WORK REQUIRED:
Would you write out the listing verbatim and skip every picture in it?

SUPPLIED MATERIAL:

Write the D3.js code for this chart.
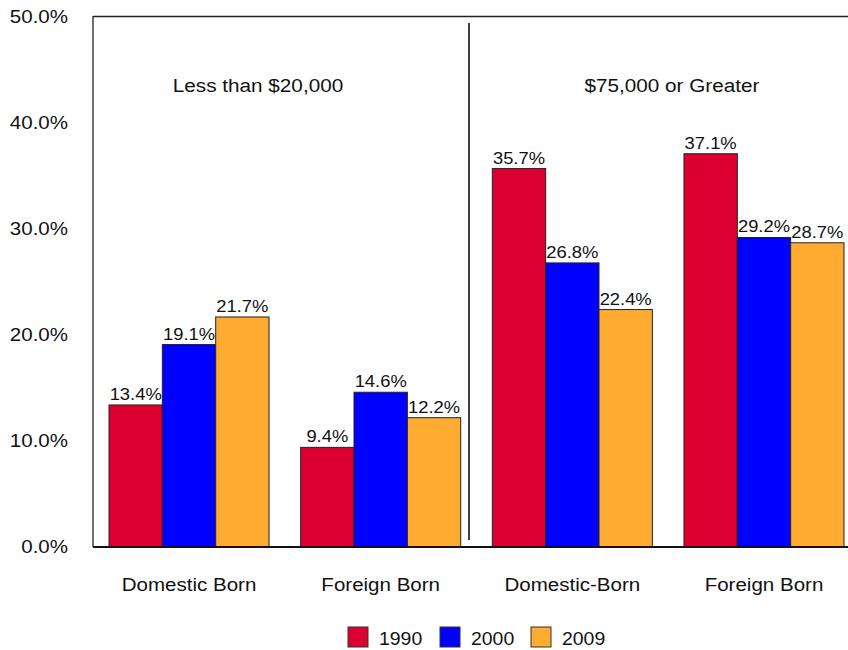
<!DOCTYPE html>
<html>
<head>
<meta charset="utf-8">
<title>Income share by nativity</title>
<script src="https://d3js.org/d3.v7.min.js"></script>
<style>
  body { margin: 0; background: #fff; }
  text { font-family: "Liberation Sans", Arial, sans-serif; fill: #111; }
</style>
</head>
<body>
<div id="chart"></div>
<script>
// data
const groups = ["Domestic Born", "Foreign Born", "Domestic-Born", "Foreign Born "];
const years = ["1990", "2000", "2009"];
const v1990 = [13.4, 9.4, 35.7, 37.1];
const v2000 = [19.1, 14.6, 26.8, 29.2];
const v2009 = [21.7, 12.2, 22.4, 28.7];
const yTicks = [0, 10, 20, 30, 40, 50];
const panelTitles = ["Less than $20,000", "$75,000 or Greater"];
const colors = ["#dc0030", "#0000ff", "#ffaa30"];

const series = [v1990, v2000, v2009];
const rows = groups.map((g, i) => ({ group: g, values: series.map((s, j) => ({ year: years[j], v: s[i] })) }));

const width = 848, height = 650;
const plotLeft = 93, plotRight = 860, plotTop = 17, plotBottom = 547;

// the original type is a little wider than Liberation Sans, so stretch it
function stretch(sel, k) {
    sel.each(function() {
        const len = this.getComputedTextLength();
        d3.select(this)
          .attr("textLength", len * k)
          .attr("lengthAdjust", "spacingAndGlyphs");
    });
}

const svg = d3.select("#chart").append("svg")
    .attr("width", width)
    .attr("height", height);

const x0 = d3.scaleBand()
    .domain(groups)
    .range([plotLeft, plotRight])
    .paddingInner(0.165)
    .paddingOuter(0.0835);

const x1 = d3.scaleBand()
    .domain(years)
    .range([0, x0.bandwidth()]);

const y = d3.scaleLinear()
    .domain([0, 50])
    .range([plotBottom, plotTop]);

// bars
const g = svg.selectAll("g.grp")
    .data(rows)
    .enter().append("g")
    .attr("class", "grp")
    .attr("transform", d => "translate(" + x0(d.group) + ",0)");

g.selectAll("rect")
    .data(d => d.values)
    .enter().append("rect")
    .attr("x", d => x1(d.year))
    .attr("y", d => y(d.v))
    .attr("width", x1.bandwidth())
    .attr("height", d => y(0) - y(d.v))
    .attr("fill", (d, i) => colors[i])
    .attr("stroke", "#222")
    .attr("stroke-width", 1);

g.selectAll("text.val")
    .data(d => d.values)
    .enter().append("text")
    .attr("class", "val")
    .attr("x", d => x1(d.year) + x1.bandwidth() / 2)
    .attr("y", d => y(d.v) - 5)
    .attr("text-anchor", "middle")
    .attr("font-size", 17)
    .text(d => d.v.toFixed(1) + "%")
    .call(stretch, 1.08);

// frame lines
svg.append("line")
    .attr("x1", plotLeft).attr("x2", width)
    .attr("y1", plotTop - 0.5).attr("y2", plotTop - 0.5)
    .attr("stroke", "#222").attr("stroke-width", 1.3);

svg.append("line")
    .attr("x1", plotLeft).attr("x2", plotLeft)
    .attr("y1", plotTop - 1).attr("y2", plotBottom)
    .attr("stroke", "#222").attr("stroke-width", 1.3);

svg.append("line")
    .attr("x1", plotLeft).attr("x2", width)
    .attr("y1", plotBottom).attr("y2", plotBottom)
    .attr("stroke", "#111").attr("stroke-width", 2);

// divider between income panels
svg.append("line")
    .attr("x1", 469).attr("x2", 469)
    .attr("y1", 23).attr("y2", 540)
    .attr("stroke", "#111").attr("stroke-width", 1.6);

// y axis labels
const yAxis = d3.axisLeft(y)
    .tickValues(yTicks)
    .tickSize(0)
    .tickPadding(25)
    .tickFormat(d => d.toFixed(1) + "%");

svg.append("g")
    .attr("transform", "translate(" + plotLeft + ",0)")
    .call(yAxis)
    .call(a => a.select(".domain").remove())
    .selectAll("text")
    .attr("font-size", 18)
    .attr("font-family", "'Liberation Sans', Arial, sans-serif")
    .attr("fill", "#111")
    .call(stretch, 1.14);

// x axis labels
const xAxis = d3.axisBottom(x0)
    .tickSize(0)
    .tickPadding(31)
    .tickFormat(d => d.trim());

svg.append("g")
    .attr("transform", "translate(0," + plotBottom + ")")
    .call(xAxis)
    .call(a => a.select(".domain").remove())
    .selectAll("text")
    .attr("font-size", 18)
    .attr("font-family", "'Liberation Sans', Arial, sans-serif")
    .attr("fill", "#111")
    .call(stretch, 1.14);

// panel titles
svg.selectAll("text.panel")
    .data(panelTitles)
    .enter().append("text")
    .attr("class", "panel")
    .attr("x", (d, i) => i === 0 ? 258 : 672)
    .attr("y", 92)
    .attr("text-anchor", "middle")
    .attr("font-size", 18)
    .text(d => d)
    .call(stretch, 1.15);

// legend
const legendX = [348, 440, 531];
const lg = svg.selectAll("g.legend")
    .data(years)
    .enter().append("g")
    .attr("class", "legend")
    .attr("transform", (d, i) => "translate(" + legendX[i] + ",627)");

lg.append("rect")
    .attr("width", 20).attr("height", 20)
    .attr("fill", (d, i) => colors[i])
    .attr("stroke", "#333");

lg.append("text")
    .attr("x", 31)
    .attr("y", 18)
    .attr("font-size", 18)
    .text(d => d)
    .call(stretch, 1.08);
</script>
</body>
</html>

FINAL ANSWER:
Write the D3.js code for this chart.
<!DOCTYPE html>
<html>
<head>
<meta charset="utf-8">
<title>Income share by nativity</title>
<script src="https://d3js.org/d3.v7.min.js"></script>
<style>
  body { margin: 0; background: #fff; }
  text { font-family: "Liberation Sans", Arial, sans-serif; fill: #111; }
</style>
</head>
<body>
<div id="chart"></div>
<script>
// data
const groups = ["Domestic Born", "Foreign Born", "Domestic-Born", "Foreign Born "];
const years = ["1990", "2000", "2009"];
const v1990 = [13.4, 9.4, 35.7, 37.1];
const v2000 = [19.1, 14.6, 26.8, 29.2];
const v2009 = [21.7, 12.2, 22.4, 28.7];
const yTicks = [0, 10, 20, 30, 40, 50];
const panelTitles = ["Less than $20,000", "$75,000 or Greater"];
const colors = ["#dc0030", "#0000ff", "#ffaa30"];

const series = [v1990, v2000, v2009];
const rows = groups.map((g, i) => ({ group: g, values: series.map((s, j) => ({ year: years[j], v: s[i] })) }));

const width = 848, height = 650;
const plotLeft = 93, plotRight = 860, plotTop = 17, plotBottom = 547;

// the original type is a little wider than Liberation Sans, so stretch it
function stretch(sel, k) {
    sel.each(function() {
        const len = this.getComputedTextLength();
        d3.select(this)
          .attr("textLength", len * k)
          .attr("lengthAdjust", "spacingAndGlyphs");
    });
}

const svg = d3.select("#chart").append("svg")
    .attr("width", width)
    .attr("height", height);

const x0 = d3.scaleBand()
    .domain(groups)
    .range([plotLeft, plotRight])
    .paddingInner(0.165)
    .paddingOuter(0.0835);

const x1 = d3.scaleBand()
    .domain(years)
    .range([0, x0.bandwidth()]);

const y = d3.scaleLinear()
    .domain([0, 50])
    .range([plotBottom, plotTop]);

// bars
const g = svg.selectAll("g.grp")
    .data(rows)
    .enter().append("g")
    .attr("class", "grp")
    .attr("transform", d => "translate(" + x0(d.group) + ",0)");

g.selectAll("rect")
    .data(d => d.values)
    .enter().append("rect")
    .attr("x", d => x1(d.year))
    .attr("y", d => y(d.v))
    .attr("width", x1.bandwidth())
    .attr("height", d => y(0) - y(d.v))
    .attr("fill", (d, i) => colors[i])
    .attr("stroke", "#222")
    .attr("stroke-width", 1);

g.selectAll("text.val")
    .data(d => d.values)
    .enter().append("text")
    .attr("class", "val")
    .attr("x", d => x1(d.year) + x1.bandwidth() / 2)
    .attr("y", d => y(d.v) - 5)
    .attr("text-anchor", "middle")
    .attr("font-size", 17)
    .text(d => d.v.toFixed(1) + "%")
    .call(stretch, 1.08);

// frame lines
svg.append("line")
    .attr("x1", plotLeft).attr("x2", width)
    .attr("y1", plotTop - 0.5).attr("y2", plotTop - 0.5)
    .attr("stroke", "#222").attr("stroke-width", 1.3);

svg.append("line")
    .attr("x1", plotLeft).attr("x2", plotLeft)
    .attr("y1", plotTop - 1).attr("y2", plotBottom)
    .attr("stroke", "#222").attr("stroke-width", 1.3);

svg.append("line")
    .attr("x1", plotLeft).attr("x2", width)
    .attr("y1", plotBottom).attr("y2", plotBottom)
    .attr("stroke", "#111").attr("stroke-width", 2);

// divider between income panels
svg.append("line")
    .attr("x1", 469).attr("x2", 469)
    .attr("y1", 23).attr("y2", 540)
    .attr("stroke", "#111").attr("stroke-width", 1.6);

// y axis labels
const yAxis = d3.axisLeft(y)
    .tickValues(yTicks)
    .tickSize(0)
    .tickPadding(25)
    .tickFormat(d => d.toFixed(1) + "%");

svg.append("g")
    .attr("transform", "translate(" + plotLeft + ",0)")
    .call(yAxis)
    .call(a => a.select(".domain").remove())
    .selectAll("text")
    .attr("font-size", 18)
    .attr("font-family", "'Liberation Sans', Arial, sans-serif")
    .attr("fill", "#111")
    .call(stretch, 1.14);

// x axis labels
const xAxis = d3.axisBottom(x0)
    .tickSize(0)
    .tickPadding(31)
    .tickFormat(d => d.trim());

svg.append("g")
    .attr("transform", "translate(0," + plotBottom + ")")
    .call(xAxis)
    .call(a => a.select(".domain").remove())
    .selectAll("text")
    .attr("font-size", 18)
    .attr("font-family", "'Liberation Sans', Arial, sans-serif")
    .attr("fill", "#111")
    .call(stretch, 1.14);

// panel titles
svg.selectAll("text.panel")
    .data(panelTitles)
    .enter().append("text")
    .attr("class", "panel")
    .attr("x", (d, i) => i === 0 ? 258 : 672)
    .attr("y", 92)
    .attr("text-anchor", "middle")
    .attr("font-size", 18)
    .text(d => d)
    .call(stretch, 1.15);

// legend
const legendX = [348, 440, 531];
const lg = svg.selectAll("g.legend")
    .data(years)
    .enter().append("g")
    .attr("class", "legend")
    .attr("transform", (d, i) => "translate(" + legendX[i] + ",627)");

lg.append("rect")
    .attr("width", 20).attr("height", 20)
    .attr("fill", (d, i) => colors[i])
    .attr("stroke", "#333");

lg.append("text")
    .attr("x", 31)
    .attr("y", 18)
    .attr("font-size", 18)
    .text(d => d)
    .call(stretch, 1.08);
</script>
</body>
</html>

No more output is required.